[Figure scripts]
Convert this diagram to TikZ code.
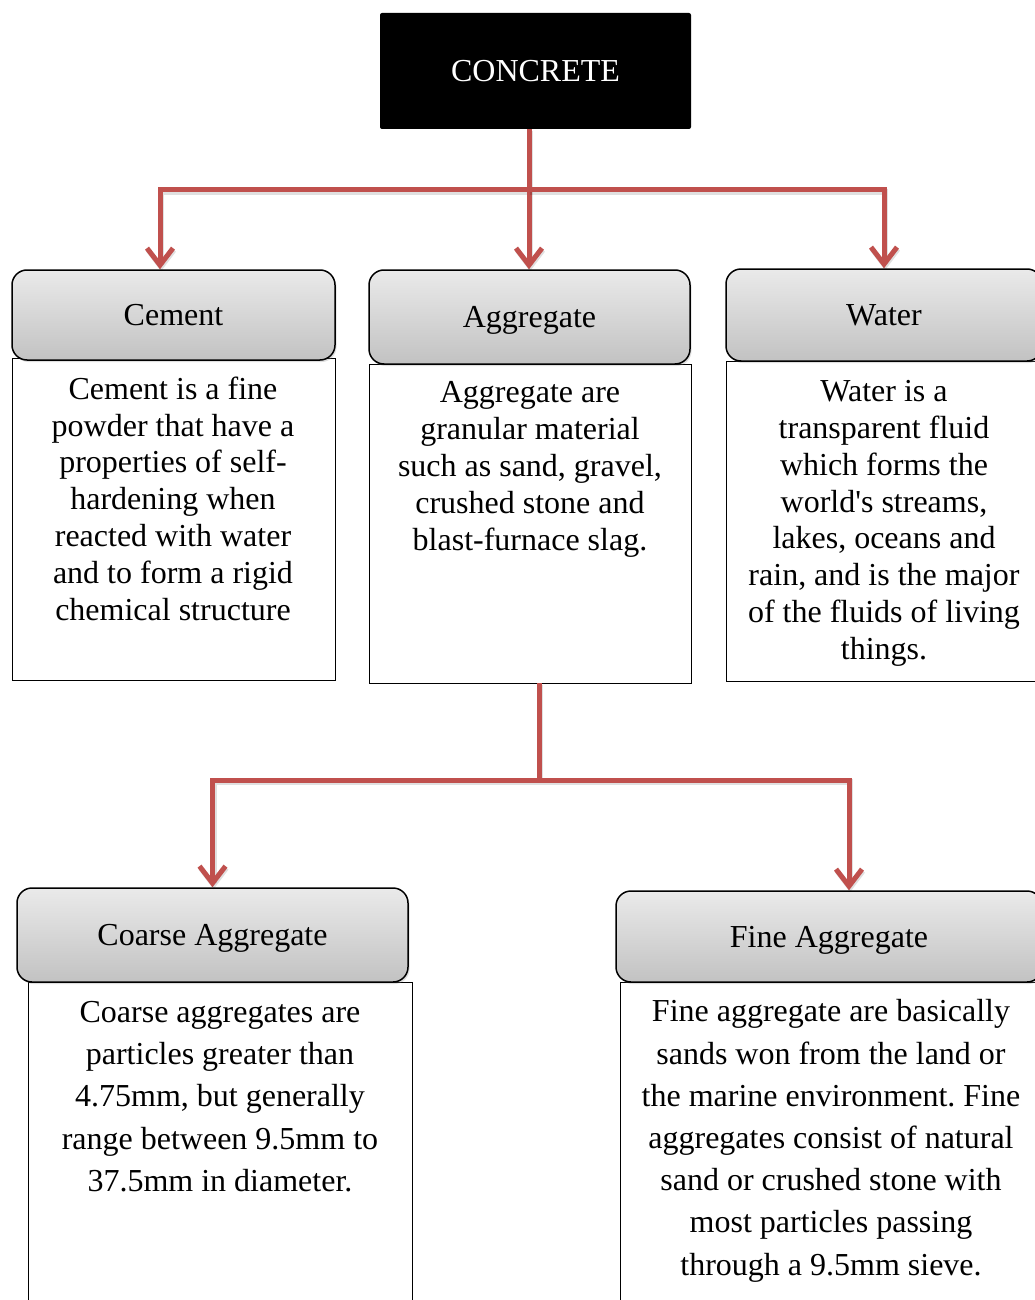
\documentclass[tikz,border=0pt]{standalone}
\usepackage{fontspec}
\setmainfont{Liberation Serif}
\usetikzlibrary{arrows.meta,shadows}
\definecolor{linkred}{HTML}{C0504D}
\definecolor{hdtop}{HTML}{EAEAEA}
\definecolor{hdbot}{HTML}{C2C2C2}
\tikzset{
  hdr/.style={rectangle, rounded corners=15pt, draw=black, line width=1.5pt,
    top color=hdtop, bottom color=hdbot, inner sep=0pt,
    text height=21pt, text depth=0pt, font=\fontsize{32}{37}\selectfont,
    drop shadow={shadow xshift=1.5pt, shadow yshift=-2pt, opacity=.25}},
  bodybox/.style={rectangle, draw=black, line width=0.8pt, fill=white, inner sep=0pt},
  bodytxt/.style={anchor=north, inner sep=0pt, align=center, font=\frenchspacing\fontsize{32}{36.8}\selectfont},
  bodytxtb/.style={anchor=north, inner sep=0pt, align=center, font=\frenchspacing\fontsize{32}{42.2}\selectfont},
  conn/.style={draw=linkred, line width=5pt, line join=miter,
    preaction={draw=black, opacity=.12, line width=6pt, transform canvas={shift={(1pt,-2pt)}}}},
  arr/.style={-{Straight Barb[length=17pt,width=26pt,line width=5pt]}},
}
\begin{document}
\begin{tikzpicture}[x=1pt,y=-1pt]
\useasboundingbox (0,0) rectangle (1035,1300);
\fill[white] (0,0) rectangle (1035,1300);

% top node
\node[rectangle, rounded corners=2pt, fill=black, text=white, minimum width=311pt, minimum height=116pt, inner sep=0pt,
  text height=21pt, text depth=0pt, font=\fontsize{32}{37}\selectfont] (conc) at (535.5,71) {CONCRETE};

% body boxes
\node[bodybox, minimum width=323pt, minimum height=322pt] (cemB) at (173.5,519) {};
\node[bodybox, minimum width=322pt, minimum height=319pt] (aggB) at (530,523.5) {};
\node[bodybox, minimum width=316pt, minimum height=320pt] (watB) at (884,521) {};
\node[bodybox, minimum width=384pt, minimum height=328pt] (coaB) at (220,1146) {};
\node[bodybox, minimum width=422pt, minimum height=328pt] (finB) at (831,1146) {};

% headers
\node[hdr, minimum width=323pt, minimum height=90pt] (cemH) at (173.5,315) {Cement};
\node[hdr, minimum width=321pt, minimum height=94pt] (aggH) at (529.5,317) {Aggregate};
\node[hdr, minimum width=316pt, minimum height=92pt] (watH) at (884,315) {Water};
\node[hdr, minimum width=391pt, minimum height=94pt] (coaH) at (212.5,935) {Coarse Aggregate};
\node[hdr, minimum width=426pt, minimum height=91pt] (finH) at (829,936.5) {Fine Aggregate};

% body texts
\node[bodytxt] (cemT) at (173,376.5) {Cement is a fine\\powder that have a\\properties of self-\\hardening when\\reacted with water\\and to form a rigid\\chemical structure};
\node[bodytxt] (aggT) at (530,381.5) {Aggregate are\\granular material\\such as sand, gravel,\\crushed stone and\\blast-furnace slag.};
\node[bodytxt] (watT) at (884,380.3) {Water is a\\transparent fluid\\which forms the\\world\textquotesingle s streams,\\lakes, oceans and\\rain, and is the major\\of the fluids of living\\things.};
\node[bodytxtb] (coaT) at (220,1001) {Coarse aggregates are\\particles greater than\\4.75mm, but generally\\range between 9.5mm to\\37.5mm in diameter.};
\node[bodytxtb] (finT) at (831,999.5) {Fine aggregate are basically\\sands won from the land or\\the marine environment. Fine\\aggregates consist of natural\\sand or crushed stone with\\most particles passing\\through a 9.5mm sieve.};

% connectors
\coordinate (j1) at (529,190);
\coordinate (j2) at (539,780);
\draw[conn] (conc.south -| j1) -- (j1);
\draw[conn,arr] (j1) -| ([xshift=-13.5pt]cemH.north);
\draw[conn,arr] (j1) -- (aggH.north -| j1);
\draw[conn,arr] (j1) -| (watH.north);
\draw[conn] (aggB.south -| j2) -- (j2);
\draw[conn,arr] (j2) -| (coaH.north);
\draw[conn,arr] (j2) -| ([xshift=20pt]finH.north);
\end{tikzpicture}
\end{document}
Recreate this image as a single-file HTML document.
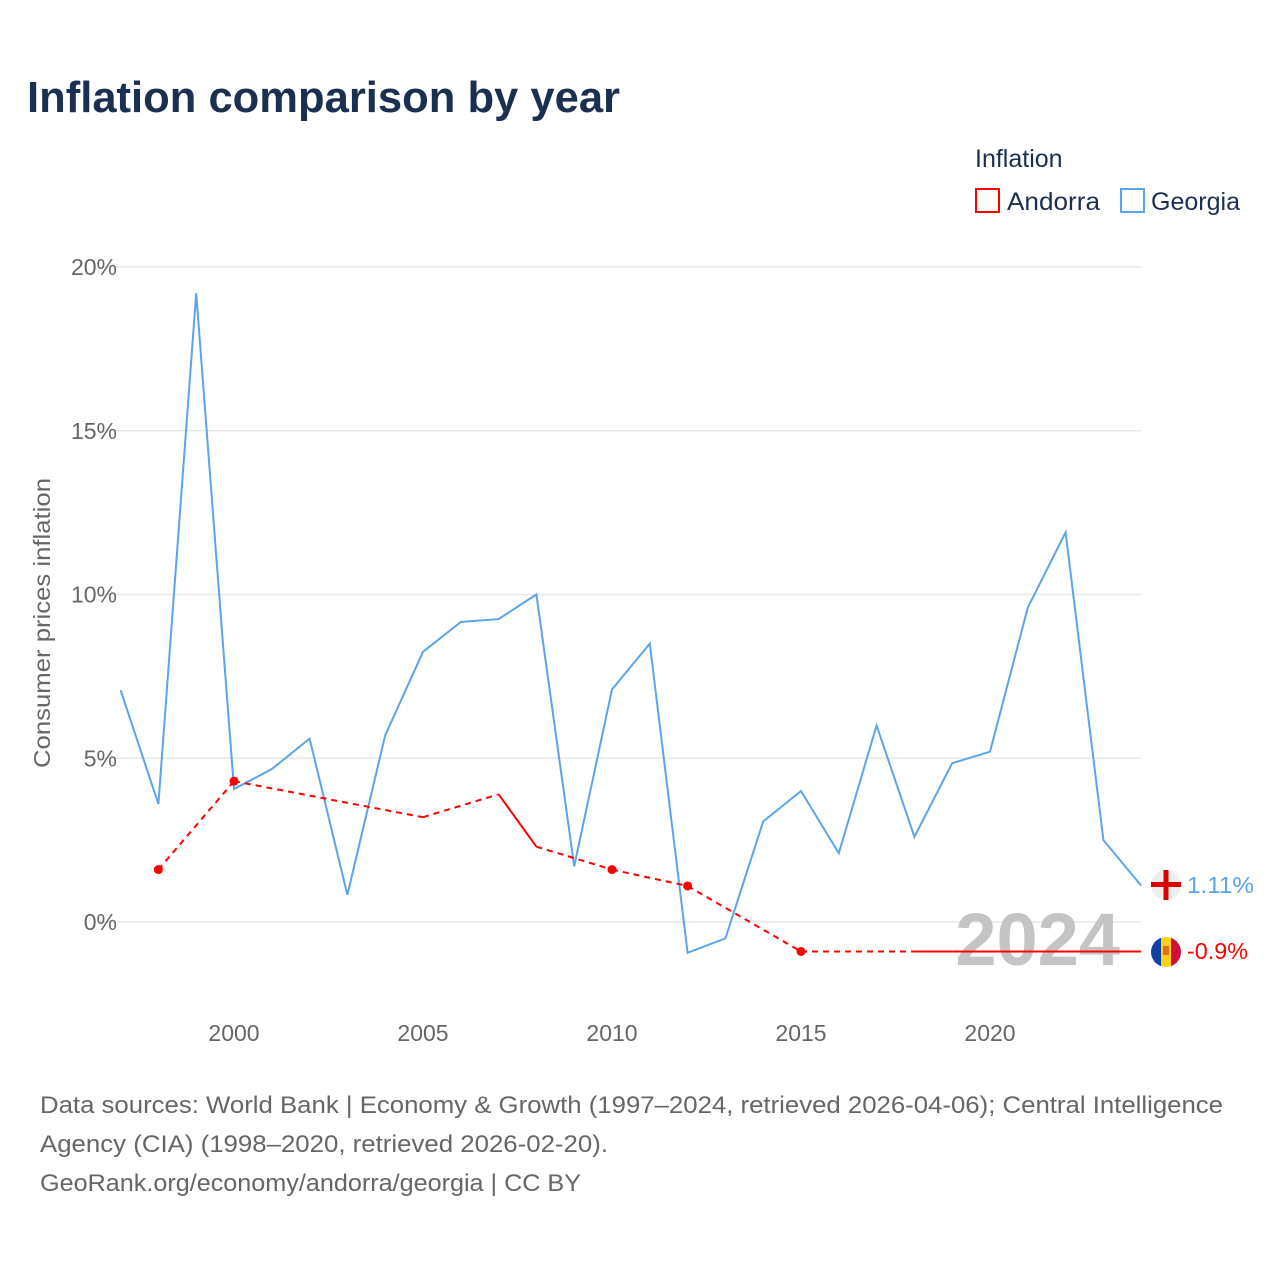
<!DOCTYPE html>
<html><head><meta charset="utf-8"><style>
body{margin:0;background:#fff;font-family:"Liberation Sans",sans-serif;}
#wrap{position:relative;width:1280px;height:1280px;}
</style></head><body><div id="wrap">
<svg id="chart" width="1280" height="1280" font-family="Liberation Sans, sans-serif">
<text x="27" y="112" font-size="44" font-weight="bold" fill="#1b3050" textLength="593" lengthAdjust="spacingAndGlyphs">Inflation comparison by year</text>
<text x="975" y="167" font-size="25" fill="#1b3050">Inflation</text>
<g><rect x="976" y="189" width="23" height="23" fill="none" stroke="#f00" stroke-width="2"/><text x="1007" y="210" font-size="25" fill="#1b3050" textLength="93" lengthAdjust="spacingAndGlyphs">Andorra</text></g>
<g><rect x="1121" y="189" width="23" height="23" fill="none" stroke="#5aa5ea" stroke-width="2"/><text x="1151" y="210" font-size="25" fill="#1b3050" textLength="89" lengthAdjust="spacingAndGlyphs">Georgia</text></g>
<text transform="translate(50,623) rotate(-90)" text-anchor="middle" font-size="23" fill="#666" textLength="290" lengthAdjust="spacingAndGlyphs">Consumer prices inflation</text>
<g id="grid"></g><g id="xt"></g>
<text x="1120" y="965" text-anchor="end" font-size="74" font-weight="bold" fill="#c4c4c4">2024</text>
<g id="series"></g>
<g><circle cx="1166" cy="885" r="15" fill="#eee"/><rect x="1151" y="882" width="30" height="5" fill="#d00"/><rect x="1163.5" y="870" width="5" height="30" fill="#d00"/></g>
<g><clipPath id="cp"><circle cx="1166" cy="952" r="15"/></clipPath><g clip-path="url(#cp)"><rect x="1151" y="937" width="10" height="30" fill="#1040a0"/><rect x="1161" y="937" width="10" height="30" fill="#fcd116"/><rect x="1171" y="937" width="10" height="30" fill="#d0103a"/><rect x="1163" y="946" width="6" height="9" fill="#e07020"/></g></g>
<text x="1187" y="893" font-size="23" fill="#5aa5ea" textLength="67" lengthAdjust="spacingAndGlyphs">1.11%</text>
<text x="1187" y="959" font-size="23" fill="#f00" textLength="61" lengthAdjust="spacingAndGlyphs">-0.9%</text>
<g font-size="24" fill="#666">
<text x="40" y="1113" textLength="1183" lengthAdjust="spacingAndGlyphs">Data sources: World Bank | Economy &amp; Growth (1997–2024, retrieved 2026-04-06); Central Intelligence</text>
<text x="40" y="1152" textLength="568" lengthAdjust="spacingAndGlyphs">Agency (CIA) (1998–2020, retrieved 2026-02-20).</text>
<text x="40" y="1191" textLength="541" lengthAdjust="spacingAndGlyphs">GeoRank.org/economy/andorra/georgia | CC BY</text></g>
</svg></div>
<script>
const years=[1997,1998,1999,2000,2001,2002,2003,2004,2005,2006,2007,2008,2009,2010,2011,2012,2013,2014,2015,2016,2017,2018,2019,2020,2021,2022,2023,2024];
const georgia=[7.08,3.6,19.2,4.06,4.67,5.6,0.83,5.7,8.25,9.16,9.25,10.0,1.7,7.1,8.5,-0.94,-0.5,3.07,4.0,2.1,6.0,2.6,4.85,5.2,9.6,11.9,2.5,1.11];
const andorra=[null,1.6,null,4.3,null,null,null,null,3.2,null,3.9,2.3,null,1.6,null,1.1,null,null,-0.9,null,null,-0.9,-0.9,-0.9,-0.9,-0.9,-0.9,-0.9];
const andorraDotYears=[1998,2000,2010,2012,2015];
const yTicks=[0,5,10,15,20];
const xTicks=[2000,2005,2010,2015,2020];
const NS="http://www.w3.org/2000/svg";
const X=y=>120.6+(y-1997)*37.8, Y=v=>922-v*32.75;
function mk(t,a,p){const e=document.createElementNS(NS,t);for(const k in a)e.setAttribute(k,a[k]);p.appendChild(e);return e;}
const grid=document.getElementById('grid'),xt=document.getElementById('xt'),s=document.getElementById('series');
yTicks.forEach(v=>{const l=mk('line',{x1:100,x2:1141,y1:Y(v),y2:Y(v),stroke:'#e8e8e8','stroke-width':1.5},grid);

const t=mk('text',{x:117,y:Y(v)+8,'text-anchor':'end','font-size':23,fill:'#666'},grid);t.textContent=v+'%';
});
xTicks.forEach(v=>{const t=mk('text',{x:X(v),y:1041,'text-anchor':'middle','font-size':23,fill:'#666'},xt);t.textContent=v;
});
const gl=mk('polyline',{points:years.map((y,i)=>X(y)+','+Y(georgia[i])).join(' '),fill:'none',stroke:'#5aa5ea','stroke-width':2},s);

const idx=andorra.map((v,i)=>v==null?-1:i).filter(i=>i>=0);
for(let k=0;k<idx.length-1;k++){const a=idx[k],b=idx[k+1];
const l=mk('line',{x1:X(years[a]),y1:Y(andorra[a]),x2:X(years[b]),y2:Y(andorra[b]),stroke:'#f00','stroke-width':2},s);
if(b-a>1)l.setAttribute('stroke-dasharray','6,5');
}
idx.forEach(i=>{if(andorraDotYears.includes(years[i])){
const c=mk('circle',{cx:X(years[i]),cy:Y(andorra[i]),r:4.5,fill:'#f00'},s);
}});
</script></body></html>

**Aim**
Repeat the records above exactly, from the first line through the line that contains "minimum width=422pt, minimum", and leave out the pictures.

**Answer for this exercise**
Convert this diagram to TikZ code.
\documentclass[tikz,border=0pt]{standalone}
\usepackage{fontspec}
\setmainfont{Liberation Serif}
\usetikzlibrary{arrows.meta,shadows}
\definecolor{linkred}{HTML}{C0504D}
\definecolor{hdtop}{HTML}{EAEAEA}
\definecolor{hdbot}{HTML}{C2C2C2}
\tikzset{
  hdr/.style={rectangle, rounded corners=15pt, draw=black, line width=1.5pt,
    top color=hdtop, bottom color=hdbot, inner sep=0pt,
    text height=21pt, text depth=0pt, font=\fontsize{32}{37}\selectfont,
    drop shadow={shadow xshift=1.5pt, shadow yshift=-2pt, opacity=.25}},
  bodybox/.style={rectangle, draw=black, line width=0.8pt, fill=white, inner sep=0pt},
  bodytxt/.style={anchor=north, inner sep=0pt, align=center, font=\frenchspacing\fontsize{32}{36.8}\selectfont},
  bodytxtb/.style={anchor=north, inner sep=0pt, align=center, font=\frenchspacing\fontsize{32}{42.2}\selectfont},
  conn/.style={draw=linkred, line width=5pt, line join=miter,
    preaction={draw=black, opacity=.12, line width=6pt, transform canvas={shift={(1pt,-2pt)}}}},
  arr/.style={-{Straight Barb[length=17pt,width=26pt,line width=5pt]}},
}
\begin{document}
\begin{tikzpicture}[x=1pt,y=-1pt]
\useasboundingbox (0,0) rectangle (1035,1300);
\fill[white] (0,0) rectangle (1035,1300);

% top node
\node[rectangle, rounded corners=2pt, fill=black, text=white, minimum width=311pt, minimum height=116pt, inner sep=0pt,
  text height=21pt, text depth=0pt, font=\fontsize{32}{37}\selectfont] (conc) at (535.5,71) {CONCRETE};

% body boxes
\node[bodybox, minimum width=323pt, minimum height=322pt] (cemB) at (173.5,519) {};
\node[bodybox, minimum width=322pt, minimum height=319pt] (aggB) at (530,523.5) {};
\node[bodybox, minimum width=316pt, minimum height=320pt] (watB) at (884,521) {};
\node[bodybox, minimum width=384pt, minimum height=328pt] (coaB) at (220,1146) {};
\node[bodybox, minimum width=422pt, minimum height=328pt] (finB) at (831,1146) {};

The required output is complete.